J’ai ensuite enseigné la danse à des enfants ayant des difficultés d’apprentissage et de motricité. Je leur apprenais à sortir de leurs problèmes par le mouvement. Petit à petit, je faisais tellement de danse avec eux, que la danse est devenue une alliée, tant pour eux que pour moi. Puis la danse n’a plus suffi à exprimer ce que je cherchais alors j’ai ajouté des sons, puis des mots. Et j’ai basculé dans le théâtre. La fusion corps-parole s’est inversée et j’ai commencé à écrire des textes qui me ressemblaient. Alors je suis entrée dans l’univers des auteurs afro-antillais. Et là j’ai découvert des textes qui me ressemblaient encore plus puisqu’ils étaient écrits avec les mots de mes aïeux (…) Et je suis devenue conteuse.

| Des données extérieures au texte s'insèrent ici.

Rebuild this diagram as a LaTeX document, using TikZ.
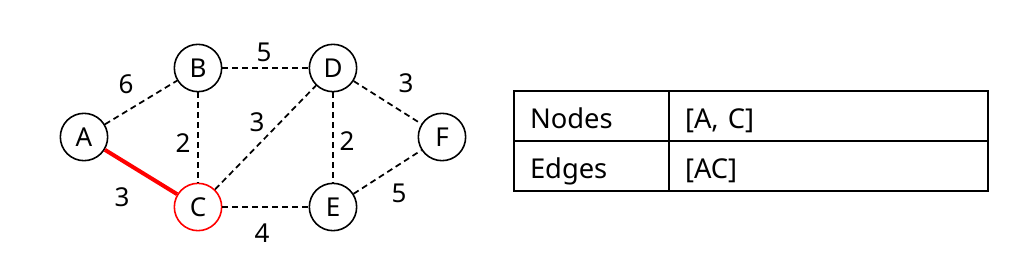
\documentclass[tikz,border=0pt]{standalone}
\usepackage{fontspec}
\setmainfont{Noto Sans}
\usetikzlibrary{positioning}

\tikzset{
  vertex/.style={draw, circle, line width=1.2pt, minimum size=35.5pt, inner sep=0pt, font=\fontsize{19.5}{22}\selectfont},
  picked/.style={vertex, draw=red},
  road/.style={dash pattern=on 4.5pt off 3pt, line width=1.3pt},
  chosen/.style={red, line width=3pt},
  wt/.style={font=\fontsize{19.5}{22}\selectfont, inner sep=0pt},
  cell/.style={draw, line width=1.1pt, outer sep=0pt, minimum height=37.5pt, inner xsep=12pt, inner ysep=0pt, text height=22pt, text depth=4pt, align=left, font=\fontsize{20.5}{24}\selectfont, anchor=north west},
}

\begin{document}
\begin{tikzpicture}[x=0.75pt, y=-0.75pt]
  \useasboundingbox (0,0) rectangle (1028,278);

  % graph
  \node[vertex] (a) at (84,137) {A};
  \node[vertex] (b) at (198,68) {B};
  \node[picked] (c) at (198,207) {C};
  \node[vertex] (d) at (333,68) {D};
  \node[vertex] (e) at (333,207) {E};
  \node[vertex] (f) at (442,137) {F};

  \draw[road] (a) -- (b);
  \draw[road] (b) -- (d);
  \draw[road] (d) -- (f);
  \draw[road] (b) -- (c);
  \draw[road] (c) -- (d);
  \draw[road] (d) -- (e);
  \draw[road] (c) -- (e);
  \draw[road] (e) -- (f);
  \draw[chosen] (a) -- (c);

  % weights
  \node[wt] (wAB) at (126,84) {6};
  \node[wt] (wBD) at (264,52) {5};
  \node[wt] (wDF) at (406,83) {3};
  \node[wt] (wBC) at (183,143) {2};
  \node[wt] (wCD) at (257,122) {3};
  \node[wt] (wDE) at (347,141) {2};
  \node[wt] (wAC) at (122,197) {3};
  \node[wt] (wCE) at (262,233) {4};
  \node[wt] (wEF) at (399,193) {5};

  % table
  \node[cell, text width=92.25pt] (nodesKey) at (514,91) {Nodes};
  \node[cell, text width=215.25pt, right=0pt of nodesKey] (nodesVal) {[A, C]};
  \node[cell, text width=92.25pt, below=0pt of nodesKey] (edgesKey) {Edges};
  \node[cell, text width=215.25pt, right=0pt of edgesKey] (edgesVal) {[AC]};
\end{tikzpicture}
\end{document}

Je peux être ambassadrice d’une culture peu ou mal connue. Car c’est en allant vers l’Autre qu’on casse les murs de l’intolérance. C’est la seule façon de ne pas avoir peur du voisin et de réaliser qu’au-delà des différences, nous avons beaucoup de points communs. Quand on amène la différence sur le tapis, elle s’apprivoise plus facilement. Mais à partir du moment où on devient ambassadrice, on nous met dans une boîte : et je suis devenue LA conteuse Haïtienne à Montréal. (…) Bien que je raconte toutes sortes d’histoires, et que j’en invente également. Je ne peux pas porter ce chapeau sans faire quelques nuances : ma culture est bigarrée, ma langue est hybride, mon vécu est partagé. Je trouve dommage que l’on définisse l’identité de quelqu’un uniquement entre sa terre natale et sa terre d’adoption parce que l’identité se nourrit au passage de tout ce qu’on croise.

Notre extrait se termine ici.